Eine Must-be-found-Regelung fehlt.

Schlußbemerkung

Der vorliegende Entwurf für einen Medienstaatsvertrag trägt den Anforderungen an eine konvergente Medienwirklichkeit nicht Rechnung.
Die künstliche Aufteilung zwischen Rundfunk und Telemedien wird weiter als Marktordnungsfunktion ausgebaut, und verschafft Anbietern den Zutritt zum Rundfunk ohne korrespondierende Pflichten für die Veranstaltung von Massenmedien.

Der Entwurf ignoriert die Gewährleistungspflicht des Staates für die Sicherstellung der dienenden Funktion des Rundfunks für die Meinungsbildung in der Gesellschaft.
Nicht die publizistische Vielfalt und der publizistische Wettbewerb werden geschützt, sondern rein ökonomische Interessen werden in den Vordergrund gestellt.

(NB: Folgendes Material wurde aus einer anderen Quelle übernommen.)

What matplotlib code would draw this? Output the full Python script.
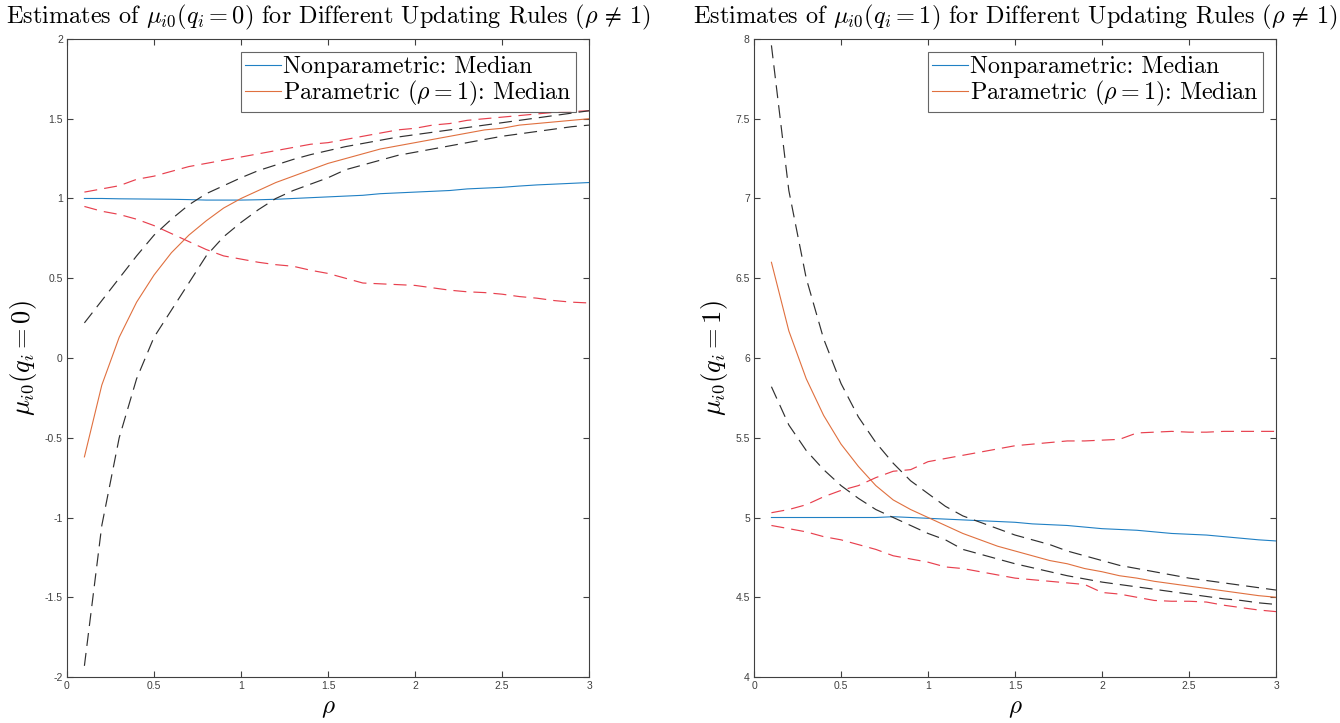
import matplotlib
matplotlib.use('Agg')
import matplotlib.pyplot as plt
from matplotlib.ticker import FuncFormatter

plt.rcParams['mathtext.fontset'] = 'cm'
plt.rcParams['font.family'] = ['cmr10', 'DejaVu Serif']
plt.rcParams['axes.formatter.use_mathtext'] = True

# rho grid
rho = [0.1, 0.2, 0.3, 0.4, 0.5, 0.6, 0.7, 0.8, 0.9, 1.0,
       1.1, 1.2, 1.3, 1.4, 1.5, 1.6, 1.7, 1.8, 1.9, 2.0,
       2.1, 2.2, 2.3, 2.4, 2.5, 2.6, 2.7, 2.8, 2.9, 3.0]

# ---- q_i = 0 ----
np_med0 = [1.0, 1.0, 0.998, 0.997, 0.996, 0.995, 0.993, 0.99, 0.99, 0.99,
           0.992, 0.995, 1.0, 1.005, 1.01, 1.015, 1.02, 1.03, 1.035, 1.04,
           1.045, 1.05, 1.06, 1.065, 1.07, 1.078, 1.085, 1.09, 1.095, 1.10]
np_hi0 = [1.04, 1.06, 1.08, 1.12, 1.14, 1.17, 1.20, 1.22, 1.24, 1.26,
          1.28, 1.30, 1.32, 1.34, 1.35, 1.37, 1.39, 1.41, 1.43, 1.44,
          1.46, 1.47, 1.49, 1.50, 1.51, 1.52, 1.53, 1.54, 1.545, 1.55]
np_lo0 = [0.95, 0.92, 0.90, 0.87, 0.83, 0.78, 0.73, 0.68, 0.64, 0.62,
          0.60, 0.585, 0.575, 0.55, 0.53, 0.50, 0.47, 0.465, 0.46, 0.455,
          0.44, 0.425, 0.415, 0.41, 0.40, 0.385, 0.375, 0.36, 0.35, 0.345]
p_med0 = [-0.62, -0.17, 0.13, 0.35, 0.52, 0.66, 0.77, 0.86, 0.94, 1.00,
          1.05, 1.10, 1.14, 1.18, 1.22, 1.25, 1.28, 1.31, 1.33, 1.35,
          1.37, 1.39, 1.41, 1.43, 1.44, 1.46, 1.47, 1.48, 1.49, 1.50]
p_hi0 = [0.22, 0.36, 0.50, 0.64, 0.77, 0.87, 0.96, 1.03, 1.08, 1.13,
         1.175, 1.21, 1.245, 1.275, 1.30, 1.325, 1.345, 1.365, 1.385, 1.40,
         1.415, 1.43, 1.445, 1.46, 1.475, 1.49, 1.505, 1.52, 1.535, 1.55]
p_lo0 = [-1.93, -1.05, -0.50, -0.13, 0.13, 0.30, 0.47, 0.64, 0.76, 0.85,
         0.93, 1.0, 1.05, 1.09, 1.13, 1.18, 1.21, 1.24, 1.27, 1.29,
         1.31, 1.33, 1.35, 1.37, 1.39, 1.405, 1.42, 1.435, 1.45, 1.46]

# ---- q_i = 1 ----
np_med1 = [5.0, 5.0, 5.0, 5.0, 5.0, 5.0, 5.0, 5.005, 5.0, 4.995,
           4.99, 4.985, 4.98, 4.975, 4.97, 4.96, 4.955, 4.95, 4.94, 4.93,
           4.925, 4.92, 4.91, 4.90, 4.895, 4.89, 4.88, 4.87, 4.86, 4.853]
np_hi1 = [5.03, 5.05, 5.08, 5.13, 5.17, 5.20, 5.25, 5.29, 5.30, 5.35,
          5.37, 5.39, 5.41, 5.43, 5.45, 5.46, 5.47, 5.48, 5.48, 5.485,
          5.49, 5.53, 5.535, 5.54, 5.535, 5.535, 5.54, 5.54, 5.54, 5.54]
np_lo1 = [4.95, 4.93, 4.91, 4.88, 4.86, 4.83, 4.80, 4.76, 4.74, 4.72,
          4.69, 4.68, 4.66, 4.64, 4.62, 4.61, 4.60, 4.59, 4.58, 4.53,
          4.52, 4.50, 4.48, 4.475, 4.475, 4.47, 4.45, 4.435, 4.42, 4.41]
p_med1 = [6.6, 6.17, 5.87, 5.64, 5.46, 5.32, 5.20, 5.11, 5.05, 5.0,
          4.95, 4.90, 4.86, 4.82, 4.79, 4.76, 4.73, 4.71, 4.68, 4.66,
          4.635, 4.62, 4.60, 4.585, 4.57, 4.555, 4.54, 4.525, 4.51, 4.50]
p_hi1 = [7.96, 7.05, 6.5, 6.12, 5.84, 5.63, 5.47, 5.34, 5.23, 5.15,
         5.07, 5.01, 4.97, 4.93, 4.89, 4.86, 4.83, 4.79, 4.76, 4.73,
         4.70, 4.68, 4.66, 4.64, 4.62, 4.605, 4.59, 4.575, 4.56, 4.545]
p_lo1 = [5.82, 5.58, 5.42, 5.30, 5.20, 5.12, 5.05, 5.0, 4.95, 4.90,
         4.86, 4.80, 4.77, 4.74, 4.71, 4.685, 4.66, 4.635, 4.615, 4.595,
         4.58, 4.565, 4.55, 4.535, 4.52, 4.505, 4.49, 4.48, 4.465, 4.455]

x_ticks = [0, 0.5, 1, 1.5, 2, 2.5, 3]
y_ticks0 = [-2, -1.5, -1, -0.5, 0, 0.5, 1, 1.5, 2]
y_ticks1 = [4, 4.5, 5, 5.5, 6, 6.5, 7, 7.5, 8]

BLUE = '#2080C4'
ORANGE = '#E0703F'
RED = '#E8404E'
BLACK = '#303030'
DARK = '#404040'

fig = plt.figure(figsize=(13.4, 7.23), dpi=100)
ax0 = fig.add_axes([0.050, 0.0636, 0.3896, 0.8825])
ax1 = fig.add_axes([0.5627, 0.0636, 0.3896, 0.8825])


def fmt(v, pos):
    return '%g' % v


panels = [
    (ax0, np_med0, np_hi0, np_lo0, p_med0, p_hi0, p_lo0, y_ticks0, (-2, 2),
     r'Estimates of $\mu_{i0}(q_i=0)$ for Different Updating Rules ($\rho\,\neq\,1$)',
     r'$\mu_{i0}(q_i=0)$'),
    (ax1, np_med1, np_hi1, np_lo1, p_med1, p_hi1, p_lo1, y_ticks1, (4, 8),
     r'Estimates of $\mu_{i0}(q_i=1)$ for Different Updating Rules ($\rho\,\neq\,1$)',
     r'$\mu_{i0}(q_i=1)$'),
]

dash = (0, (11, 6))
for ax, nm, nh, nl, pm, ph, pl, yt, ylim, title, ylab in panels:
    ax.plot(rho, nm, color=BLUE, lw=0.8, label='Nonparametric: Median')
    ax.plot(rho, pm, color=ORANGE, lw=0.8, label=r'Parametric ($\rho=1$): Median')
    ax.plot(rho, nh, color=RED, lw=0.85, linestyle=dash)
    ax.plot(rho, nl, color=RED, lw=0.85, linestyle=dash)
    ax.plot(rho, ph, color=BLACK, lw=0.85, linestyle=dash)
    ax.plot(rho, pl, color=BLACK, lw=0.85, linestyle=dash)

    ax.set_xlim(0, 3)
    ax.set_ylim(*ylim)
    ax.set_xticks(x_ticks)
    ax.set_yticks(yt)
    ax.xaxis.set_major_formatter(FuncFormatter(fmt))
    ax.yaxis.set_major_formatter(FuncFormatter(fmt))
    ax.tick_params(direction='in', length=4, width=0.8, colors=DARK,
                   top=True, right=True, labelsize=7.5, pad=3)
    for lab in ax.get_xticklabels() + ax.get_yticklabels():
        lab.set_fontfamily(['Liberation Sans', 'DejaVu Sans'])
    for sp in ax.spines.values():
        sp.set_color(DARK)
        sp.set_linewidth(0.8)

    ax.set_title(title, fontsize=17.5, pad=11)
    ax.set_xlabel(r'$\rho$', fontsize=18, labelpad=5)
    ax.set_ylabel(ylab, fontsize=19, labelpad=4)

    leg = ax.legend(loc='upper right', fontsize=17.3, frameon=True, fancybox=False,
                    handlelength=1.5, handletextpad=0.1, borderpad=0.15,
                    labelspacing=0.05, borderaxespad=0.55, edgecolor=DARK)
    leg.get_frame().set_linewidth(0.8)

fig.savefig('out.png', dpi=100, facecolor='white')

Die Ausweitung des Dualen Systems auf Anbieter „rundfunkähnlicher Telemedien“ ohne gleichzeitige Aufhebung von Schutzregelungen für die Presse, wie presseähnliche Angebote, widerspricht der Verantwortung des Gesetzgebers für die Entfaltung der Medienfreiheiten aus Art. 5 I S. 2 GG.

Die Rundfunkfreiheit mit ihrer dienenden Funktion für die freie individuelle und gesellschaftliche Meinungsbildung wird mit diesem Entwurf nicht gewährleistet, sondern abgebaut. Darüber können auch die Regelungen zu Plattformen und Medienintermediären nicht hinwegtäuschen, zumal mit Formulierungen, wie dem „sachlich gerechtfertigten Grund“, alles wieder offen ist.

Der Entwurf ist erneut im Sinne des Zwischenberichts der damaligen Bund-Länder-Kommission zur Medienkonvergenz zu überarbeiten.
Der aktuelle Medienkonzentrationsbericht der KEK ist zu berücksichtigen.